Flybrix

Learn More About: Propellers

Learn More About: Propellers

Introducing the Flybrix Learn More About series. In each blog we’ll explore another aspect of flight, science, or technology -- and learn more about it. This week, we’re learning more about propellers. 

Propellers play a crucial role in making all types of things go: from planes to boats to, of course, Flybrix drone kits. But how do propellers work? Let’s learn more about them!



What Is a Propeller?

A propeller is a piece of machinery that allows an object to move through a fluid, like water or air, by using rotation to produce a force called thrust. This thrust is a result of the air pressure being different on either side of the propeller’s blades. For example, when a plane propeller spins, air is pushed from the front of the blades to the back of the blades, causing the plane to move forward. You can observe a similar effect the next time you go swimming. When you move your arms through the water, they’re acting like propellers – moving you forward by pushing the water backward. Sure, that’s well and good for a person, but how do propellers move heavy things like aircraft, and across the sky no less? We’ll need to go back in time to get the whole picture.

History of the Propeller

One of the earliest forms of a propeller was developed by the Greek scientist Archimedes during the third century BC. “Archimedes’ screw,” as his invention came to be called, was used to raise water from a lower level to a higher one for the purposes of irrigation. Fast forward about two millennia to the 1800s, and screw propellers were being used to move large steamships. The use of propellers in aircraft, however, had been theorized long before that. Leonardo da Vinci’s famous fifteenth-century sketch of a flying machine, dubbed an aerial screw, included a spiral apparatus on top, making it look a lot like a modern-day helicopter. In the centuries that followed, propellers were implemented in a number of proposed aircraft -- most successfully Jules Henri Giffard’s steam-powered dirigible, which Giffard successfully piloted over France during a controlled flight in 1852. Fifty-one years later, in 1903, brothers Orville and Wilbur Wright achieved the first powered, controlled flight of an airplane -- and it was largely made possible by their innovative aeronautic propeller design.
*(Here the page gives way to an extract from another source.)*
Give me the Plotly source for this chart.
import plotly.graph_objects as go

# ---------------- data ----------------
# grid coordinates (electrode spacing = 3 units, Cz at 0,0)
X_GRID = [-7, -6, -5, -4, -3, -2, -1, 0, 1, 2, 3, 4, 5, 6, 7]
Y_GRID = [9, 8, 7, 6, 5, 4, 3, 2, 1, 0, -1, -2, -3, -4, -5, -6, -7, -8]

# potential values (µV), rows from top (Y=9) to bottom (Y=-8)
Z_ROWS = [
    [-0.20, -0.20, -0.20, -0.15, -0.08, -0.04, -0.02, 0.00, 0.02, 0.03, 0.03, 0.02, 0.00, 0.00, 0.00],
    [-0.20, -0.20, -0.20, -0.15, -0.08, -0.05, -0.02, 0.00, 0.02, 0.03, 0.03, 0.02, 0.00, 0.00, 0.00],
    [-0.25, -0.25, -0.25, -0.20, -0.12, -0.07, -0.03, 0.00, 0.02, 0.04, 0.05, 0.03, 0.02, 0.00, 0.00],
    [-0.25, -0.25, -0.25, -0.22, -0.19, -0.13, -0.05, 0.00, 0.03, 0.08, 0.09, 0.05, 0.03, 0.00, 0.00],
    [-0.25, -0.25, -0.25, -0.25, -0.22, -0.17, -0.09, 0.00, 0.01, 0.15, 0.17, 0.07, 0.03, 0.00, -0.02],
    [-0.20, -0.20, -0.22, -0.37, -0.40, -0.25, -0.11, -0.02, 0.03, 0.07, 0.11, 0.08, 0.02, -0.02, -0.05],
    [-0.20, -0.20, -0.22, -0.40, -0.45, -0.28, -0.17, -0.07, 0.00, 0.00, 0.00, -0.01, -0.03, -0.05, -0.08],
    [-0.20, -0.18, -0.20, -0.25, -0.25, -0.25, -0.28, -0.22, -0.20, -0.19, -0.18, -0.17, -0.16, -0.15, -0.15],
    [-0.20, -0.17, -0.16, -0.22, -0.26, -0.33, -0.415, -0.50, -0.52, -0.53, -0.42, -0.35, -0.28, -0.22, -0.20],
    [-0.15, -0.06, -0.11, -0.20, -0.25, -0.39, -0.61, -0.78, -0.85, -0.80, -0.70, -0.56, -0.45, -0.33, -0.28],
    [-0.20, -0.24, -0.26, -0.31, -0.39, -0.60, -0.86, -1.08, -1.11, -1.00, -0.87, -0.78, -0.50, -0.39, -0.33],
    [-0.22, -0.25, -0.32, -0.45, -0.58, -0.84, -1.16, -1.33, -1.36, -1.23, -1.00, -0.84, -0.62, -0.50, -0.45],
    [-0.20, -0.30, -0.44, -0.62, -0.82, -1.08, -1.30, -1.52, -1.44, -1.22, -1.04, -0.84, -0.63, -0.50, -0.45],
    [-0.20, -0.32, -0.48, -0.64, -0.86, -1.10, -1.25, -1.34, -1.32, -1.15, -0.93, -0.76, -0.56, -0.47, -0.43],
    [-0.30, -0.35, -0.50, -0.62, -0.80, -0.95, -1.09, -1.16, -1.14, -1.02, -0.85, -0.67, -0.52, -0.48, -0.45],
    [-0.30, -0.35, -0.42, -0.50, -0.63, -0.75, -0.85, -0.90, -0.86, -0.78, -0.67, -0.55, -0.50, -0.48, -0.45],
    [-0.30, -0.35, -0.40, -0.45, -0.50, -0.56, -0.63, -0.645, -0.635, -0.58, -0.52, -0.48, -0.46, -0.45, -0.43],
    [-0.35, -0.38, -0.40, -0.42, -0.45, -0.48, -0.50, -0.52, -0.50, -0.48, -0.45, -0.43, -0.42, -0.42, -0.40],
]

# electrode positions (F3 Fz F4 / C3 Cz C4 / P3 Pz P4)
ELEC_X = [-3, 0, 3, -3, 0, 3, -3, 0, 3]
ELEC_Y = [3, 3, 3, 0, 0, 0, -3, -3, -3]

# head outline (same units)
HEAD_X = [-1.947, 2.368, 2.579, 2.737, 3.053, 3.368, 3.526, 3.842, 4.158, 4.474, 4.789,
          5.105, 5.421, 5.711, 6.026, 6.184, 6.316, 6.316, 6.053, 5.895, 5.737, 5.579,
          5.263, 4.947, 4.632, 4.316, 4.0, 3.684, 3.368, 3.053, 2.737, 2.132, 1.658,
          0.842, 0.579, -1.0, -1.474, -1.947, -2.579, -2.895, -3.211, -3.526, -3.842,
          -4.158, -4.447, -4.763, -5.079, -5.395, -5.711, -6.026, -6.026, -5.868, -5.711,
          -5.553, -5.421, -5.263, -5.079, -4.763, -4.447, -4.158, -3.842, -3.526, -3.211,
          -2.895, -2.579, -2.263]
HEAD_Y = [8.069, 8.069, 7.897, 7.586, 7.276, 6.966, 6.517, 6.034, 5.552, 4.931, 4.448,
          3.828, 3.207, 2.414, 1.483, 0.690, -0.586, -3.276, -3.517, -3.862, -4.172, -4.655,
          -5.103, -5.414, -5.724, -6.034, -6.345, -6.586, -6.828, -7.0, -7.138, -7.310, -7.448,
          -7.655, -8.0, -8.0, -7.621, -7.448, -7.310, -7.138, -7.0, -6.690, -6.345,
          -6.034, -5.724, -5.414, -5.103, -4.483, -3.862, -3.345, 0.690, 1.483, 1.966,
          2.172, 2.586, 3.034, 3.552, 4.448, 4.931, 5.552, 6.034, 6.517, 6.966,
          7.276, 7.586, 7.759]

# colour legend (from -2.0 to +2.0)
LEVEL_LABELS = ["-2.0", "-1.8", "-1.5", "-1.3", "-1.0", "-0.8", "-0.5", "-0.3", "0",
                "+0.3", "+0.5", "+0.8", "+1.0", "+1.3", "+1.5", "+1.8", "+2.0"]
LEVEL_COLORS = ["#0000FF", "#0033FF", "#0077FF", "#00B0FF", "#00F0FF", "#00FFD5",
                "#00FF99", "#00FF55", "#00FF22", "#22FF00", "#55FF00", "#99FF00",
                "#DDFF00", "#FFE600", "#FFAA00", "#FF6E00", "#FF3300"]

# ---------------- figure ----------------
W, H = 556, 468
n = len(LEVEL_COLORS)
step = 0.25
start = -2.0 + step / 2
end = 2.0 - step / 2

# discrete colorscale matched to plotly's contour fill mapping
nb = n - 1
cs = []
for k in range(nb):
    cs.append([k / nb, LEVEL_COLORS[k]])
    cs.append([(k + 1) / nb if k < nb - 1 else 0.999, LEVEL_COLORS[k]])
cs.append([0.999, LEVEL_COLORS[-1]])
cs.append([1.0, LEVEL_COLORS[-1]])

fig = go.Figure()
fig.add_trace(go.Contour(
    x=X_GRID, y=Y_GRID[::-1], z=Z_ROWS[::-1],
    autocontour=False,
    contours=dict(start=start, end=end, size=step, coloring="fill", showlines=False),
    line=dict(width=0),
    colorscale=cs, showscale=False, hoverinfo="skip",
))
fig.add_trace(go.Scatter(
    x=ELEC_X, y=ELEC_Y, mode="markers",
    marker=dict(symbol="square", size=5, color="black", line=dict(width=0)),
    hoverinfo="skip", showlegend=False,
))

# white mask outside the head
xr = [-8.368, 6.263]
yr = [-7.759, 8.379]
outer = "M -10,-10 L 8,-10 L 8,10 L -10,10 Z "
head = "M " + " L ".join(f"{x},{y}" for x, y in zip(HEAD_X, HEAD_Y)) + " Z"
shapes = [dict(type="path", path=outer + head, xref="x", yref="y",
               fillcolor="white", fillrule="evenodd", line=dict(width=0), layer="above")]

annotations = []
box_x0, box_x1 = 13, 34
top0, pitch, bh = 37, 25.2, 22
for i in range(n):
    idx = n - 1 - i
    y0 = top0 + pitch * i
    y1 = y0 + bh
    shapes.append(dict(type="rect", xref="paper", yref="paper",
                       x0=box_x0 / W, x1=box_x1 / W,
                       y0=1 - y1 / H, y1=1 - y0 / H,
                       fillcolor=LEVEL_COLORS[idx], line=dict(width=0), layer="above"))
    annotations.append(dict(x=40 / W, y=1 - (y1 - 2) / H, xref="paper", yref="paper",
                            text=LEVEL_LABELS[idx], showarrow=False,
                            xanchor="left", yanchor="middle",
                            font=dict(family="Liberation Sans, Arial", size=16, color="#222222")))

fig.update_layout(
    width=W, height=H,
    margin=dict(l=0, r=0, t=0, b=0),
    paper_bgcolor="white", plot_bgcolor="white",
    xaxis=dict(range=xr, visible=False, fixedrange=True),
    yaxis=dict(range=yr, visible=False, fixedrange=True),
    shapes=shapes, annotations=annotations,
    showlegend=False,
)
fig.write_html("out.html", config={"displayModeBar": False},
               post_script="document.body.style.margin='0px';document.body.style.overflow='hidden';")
How an Aeronautic Propeller Works

The Wright brothers had the ingenious idea of considering the blades of a propeller to be a collection of wings, which are flat on the bottom and curved on top. An airplane’s curved wings push wind toward the ground, thus creating lift, which is the force that allows planes to achieve flight. If you’ve ever stuck your hand out the window of a moving car, you’ve experienced lift, well, first hand! You’ve likely noticed that when you curve your hand upward, your arm wants to rise. And when you curve your hand downward, it wants to fall. This is exactly how curved wings help lift a plane into the air. Now, when these curved wings -- also called airfoils -- are twisted around a hub to form the blades of a rotating propeller, lift becomes thrust, which, as mentioned earlier, moves the plane forward through the air. The twisting of the blades is important, as it enables the propeller to hit the approaching wind at an optimal “angle of attack.” The Wright brothers’ incorporated two of these types of propellers in their Wright Flyer, which, amazingly, operated at nearly the same efficiency as today’s most advanced propellers.
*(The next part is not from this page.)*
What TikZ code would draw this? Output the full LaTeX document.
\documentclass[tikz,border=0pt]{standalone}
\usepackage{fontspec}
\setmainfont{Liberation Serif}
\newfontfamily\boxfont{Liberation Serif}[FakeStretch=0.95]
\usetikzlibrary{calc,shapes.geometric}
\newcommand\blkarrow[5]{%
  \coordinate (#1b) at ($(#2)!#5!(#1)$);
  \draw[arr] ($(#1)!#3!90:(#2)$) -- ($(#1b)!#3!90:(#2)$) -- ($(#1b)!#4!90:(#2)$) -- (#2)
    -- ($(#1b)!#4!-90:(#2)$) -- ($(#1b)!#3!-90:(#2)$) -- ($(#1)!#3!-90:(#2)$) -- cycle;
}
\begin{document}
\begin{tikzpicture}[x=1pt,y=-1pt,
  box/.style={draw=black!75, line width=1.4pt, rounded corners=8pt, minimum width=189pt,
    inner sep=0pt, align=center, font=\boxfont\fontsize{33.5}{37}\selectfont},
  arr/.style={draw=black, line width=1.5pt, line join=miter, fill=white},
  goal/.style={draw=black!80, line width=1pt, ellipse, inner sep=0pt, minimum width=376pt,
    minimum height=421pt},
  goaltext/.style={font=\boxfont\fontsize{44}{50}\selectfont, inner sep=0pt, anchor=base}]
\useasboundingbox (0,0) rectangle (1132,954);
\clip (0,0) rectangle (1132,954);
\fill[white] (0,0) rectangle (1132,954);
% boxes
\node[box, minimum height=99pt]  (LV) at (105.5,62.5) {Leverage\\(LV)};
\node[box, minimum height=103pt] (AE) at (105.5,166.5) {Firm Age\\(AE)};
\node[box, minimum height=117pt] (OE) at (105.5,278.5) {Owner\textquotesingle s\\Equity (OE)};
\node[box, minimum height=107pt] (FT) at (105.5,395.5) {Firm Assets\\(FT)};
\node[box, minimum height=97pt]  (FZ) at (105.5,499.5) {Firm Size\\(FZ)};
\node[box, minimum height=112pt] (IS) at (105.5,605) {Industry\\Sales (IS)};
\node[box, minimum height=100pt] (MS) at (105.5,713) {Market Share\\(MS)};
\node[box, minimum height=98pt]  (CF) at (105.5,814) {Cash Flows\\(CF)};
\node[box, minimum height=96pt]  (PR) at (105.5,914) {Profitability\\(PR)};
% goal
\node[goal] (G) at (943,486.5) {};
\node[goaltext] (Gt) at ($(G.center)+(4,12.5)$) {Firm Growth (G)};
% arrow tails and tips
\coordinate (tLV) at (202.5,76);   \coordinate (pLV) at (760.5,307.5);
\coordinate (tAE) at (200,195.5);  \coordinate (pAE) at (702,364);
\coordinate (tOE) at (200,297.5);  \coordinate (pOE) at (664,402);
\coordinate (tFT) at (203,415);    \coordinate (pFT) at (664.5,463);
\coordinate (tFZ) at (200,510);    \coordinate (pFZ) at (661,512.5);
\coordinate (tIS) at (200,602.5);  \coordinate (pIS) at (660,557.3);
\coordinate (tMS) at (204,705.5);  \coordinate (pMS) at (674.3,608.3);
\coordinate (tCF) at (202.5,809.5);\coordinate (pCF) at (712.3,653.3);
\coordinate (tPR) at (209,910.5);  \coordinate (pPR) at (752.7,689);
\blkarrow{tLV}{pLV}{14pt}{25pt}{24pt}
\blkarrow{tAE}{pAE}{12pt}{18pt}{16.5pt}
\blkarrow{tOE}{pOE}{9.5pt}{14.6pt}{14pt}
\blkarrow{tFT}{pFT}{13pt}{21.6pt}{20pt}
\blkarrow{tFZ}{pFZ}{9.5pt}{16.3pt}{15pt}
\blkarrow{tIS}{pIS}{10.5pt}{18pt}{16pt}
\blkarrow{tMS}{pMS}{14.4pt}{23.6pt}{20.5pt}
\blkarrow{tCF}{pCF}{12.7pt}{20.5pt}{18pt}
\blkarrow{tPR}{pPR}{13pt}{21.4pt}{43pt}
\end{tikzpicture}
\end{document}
How Propellers Help Drones Fly

Drones operate a lot like another type of aircraft: a helicopter. In order to fly, drones utilize vertically-mounted propellers – called rotors -- that provide both lift and thrust. Some of the most common types of drones, like the ones you can build with a Flybrix kit, are known as quadcopters because they use four rotors. Two rotors spin clockwise, while the other two spin counterclockwise, like this:

Drones are able to move forward, backward, and side-to-side by varying the speed of the clockwise-spinning rotors independently of the counterclockwise-spinning rotors. In order to ascend or descend, all four rotors either speed up or slow down.

Flybrix kits are a great way to check out this concept in action. As an experiment, see what happens when you build a drone with rotors all spinning in the same direction. Chances are you’ll have about as much luck getting it to fly as our old friends The Wrong Brothers. But build a drone with two sets or propellers spinning in opposite directions, and voila! You’ll be soaring to new heights.